Maco Luna
Escritor
(Basada en una historia de Rubén Danilo Orozco Nájera)
Esta historia encontró su ombligo en Moyuta, un poblado que el olvido estableció en las tierras altas de un macizo montañoso. Aunque su clima es generalmente templado, para llegar a ese paraíso es necesario pasar lugares que son auténticas calderas del diablo que encierran costumbres de campo y sol.
Alberto tenía algunos familiares en Moyuta y había puesto la esperanza del amor en cuatro señoritas de allá. Alto y moreno, con la inocencia a flor de piel como para enamorarse de un suspiro, este joven que vivía y estudiaba en la capital decidió un buen día salir en busca de su destino.

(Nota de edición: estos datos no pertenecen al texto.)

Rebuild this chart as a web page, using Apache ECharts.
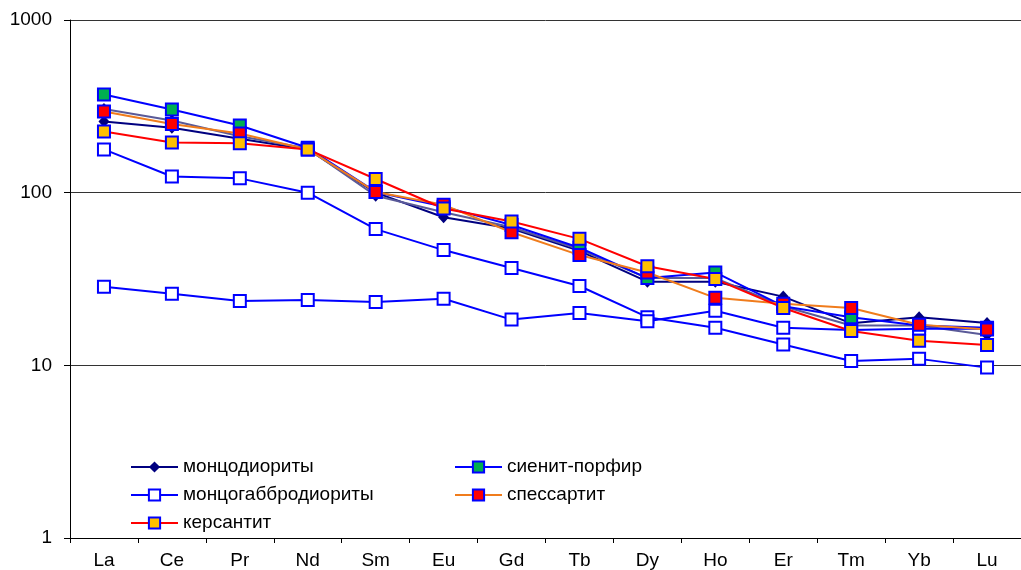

Muy temprano abordó La Humilde, para viajar a la ciudad del olvido y el amor. Al entrar al pueblo buscó a sus parientes, que lo recibieron con todo el cariño y la hospitalidad que sabe tener esa gente sencilla. Pronto se enteró que corría la noticia de que en el oscuro rincón de una casa se aparecía la virgen. Sus primas lo convencieron de ir a presenciar tan misterioso acontecimiento, y de paso lo conectarían con las candidatas de su corazón.
Este fue el anzuelo que hizo que Alberto aceptara ir a curiosear. Caminaron un rato por las adoquinadas calles del pueblo hasta llegar a una casa de láminas y una malla metálica. Por un sendero de velas, una larga fila de curiosos se movía de vez en cuando, con la esperanza de entrar y obtener prodigios a cambio de plegarias y penitencias.
Alberto y sus acompañantes estuvieron en la fila por más de dos horas, tiempo que transcurrió entre empujones y sueños. Aprovecharé la ocasión y le voy a pedir a la Virgen la maravilla del amor. Que me ayude a encontrarlo en este lugar, pensaba Alberto mientras la cola reptaba lentamente hacia el interior de la casa. “Allá adentro están las patojas que te quiero presentar”, le dijo una de sus primas. “No tienen novio, y vos, que sos capitalino, vas a ser novedad para ellas”, le prometió la otra. Con la ilusión prendida en el corazón, el muchacho seguía la lenta marcha de los feligreses.
Por fin entraron en la habitación. Estaba casi a oscuras. Digo casi porque las velas les regalaban algo de luz. A quien le tocaba el turno ponía la mano en la pared, justo donde calculaba que estaba la silueta de Nuestra Señora. Alberto no veía nada, y en su interior solo aleteaba el deseo de ver a las muchachas candidatas de su amor. La curiosidad le tomó la mano y, sin pensar, movió el pezón del interruptor y encendió la luz. De pronto ya no había virgen, solo una mano en la pared y una plegaria en el techo.
Las primas, rojas de vergüenza, se fueron sin dirigirle la palabra, mientras la dueña de la casa le gritaba a la gente: “Ya no hagan más cola, señores, porque un ishto encendió la luz y la Virgen se fue. Cuando Alberto salió, todavía encandilado, fue recibido a pedradas y maldiciones. El grito de ¡ALLÍ ESTÁ EL QUE SE ROBÓ LA VIRGEN! lo perseguía por las calles.
Al joven se le olvidó el milagro del amor mientras corría con todas las fuerzas de su juventud. Corrió, corrió y corrió… Tres meses después se dejó oír la noticia de que en un oscuro rincón de Jutiapa crecía un ramo de rosas blancas.